The expectations of businesses and IT to have highly integrated solutions rather than just products is a trend that will only increase—and one that VARs must acknowledge in order to survive and thrive. This approach to a VAR business plan for success should be a determining factor in the decision to take on a new partner. VARs must therefore take a multipronged approach to fully integrating the partner and products into th=eir VAR ecosystem.

That would entail everything from creating product groupings that constitute end-to-end solutions across partner product categories to creating these scenarios for product offerings from just the new partner where appropriate. This is where the knowledge of the needs of your clients within the market that you serve comes into play.

Knowledge of client needs is what will determine the complete solution pairings as well as how they are marketed and presented by the VAR to current and potential clients. This will be a cornerstone of the business plan that helps the VAR earn higher ROI.

Develop a Comprehensive Training Approach

A cornerstone of VAR competitiveness is a VAR’s ability to be highly educated on technology and implementation possibilities as well as how those aspects directly affect the VAR’s partner solution offerings. The close tie between education and sales potential is undeniable. This is about first ensuring that you and your staff avail yourselves of all of the product training and certification opportunities that the partner makes available.

As a major part of this training, VARs must determine their approach to certifications that the partner provides and what it entails to achieve them from a time, cost, and benefit standpoint. Because there is a cost and time element attached to all aspects of training, it’s imperative to ensure that this plan coincides with your budget and the specifics of your established market needs.

In addition, your current and potential clients will need educating on the solutions that your new partner provides, so VARs will need to create an external program approach to training. This is about more than just what a solution does and how to use it—it’s also about how to integrate it into specific environments to achieve specific aims.

That’s a broad and ongoing part of training that directly ties into a VAR’s understanding of the needs of its current and potential market clients.

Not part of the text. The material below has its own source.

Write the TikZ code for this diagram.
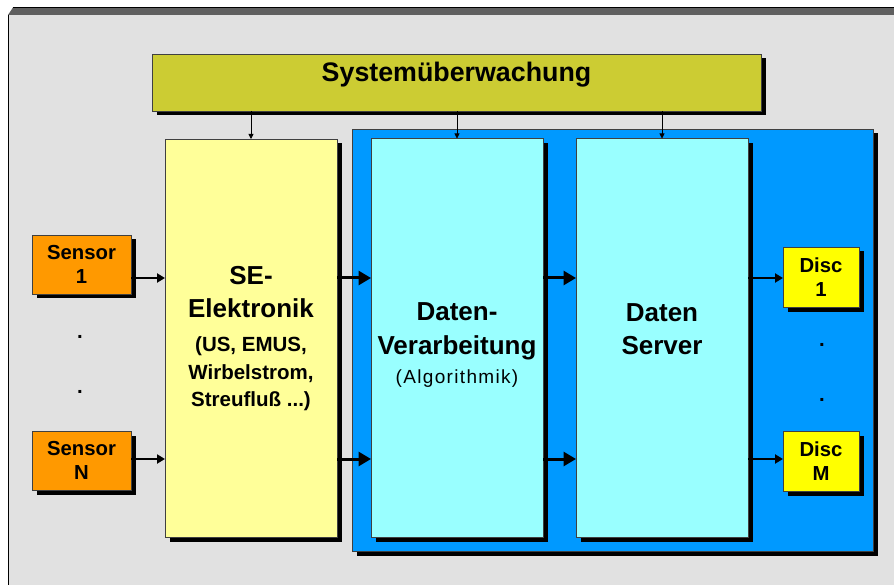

As a consequence, this is a piece of the business plan that will be constantly refreshed and updated in order to remain fluent in the emerging uses and system/product compatibility.

Develop Target Market Outreach

While a new partner will have robust marketing and outreach available to the national and international markets on their solutions, this doesn’t necessarily help the VAR’s bottom line in a direct way. That means that VARs must create resources that are directly available and targeted to existing and potential clients.

This should fundamentally include independent websites; business/social networks; blogs; professional groups; and VAR website product and solution knowledge bases with white papers, case studies, technical specification documentation, use cases, and interactive elements, such as a way to answer questions. This should also include blog posts that educate and inform clients about the products and the resources

On a deeper level, VARs are initiating multiple touch points with their customers like targeted sales collateral, newsletters, invitations to webinars, and email campaigns as a way to stay constantly in touch with their customers and continue to strengthen their relationships. Other methods of connecting with clients about a new solution partner is to ensure that all of this is part of proactive outreach via social media, trade shows, and regional/local events that attract clients and potential clients that would need the solution.

In summation, adding a new partner to a VAR business plan is not something that can be undertaken lightly. Of course, for many VARs, the compulsion to keep things the same and only pursue solutions that you know in markets that you know is strong. The reality is that avoiding these and other VAR business plan mistakes by seeking out new partners and integrating them strategically can set the stage for stronger VAR business today and tomorrow.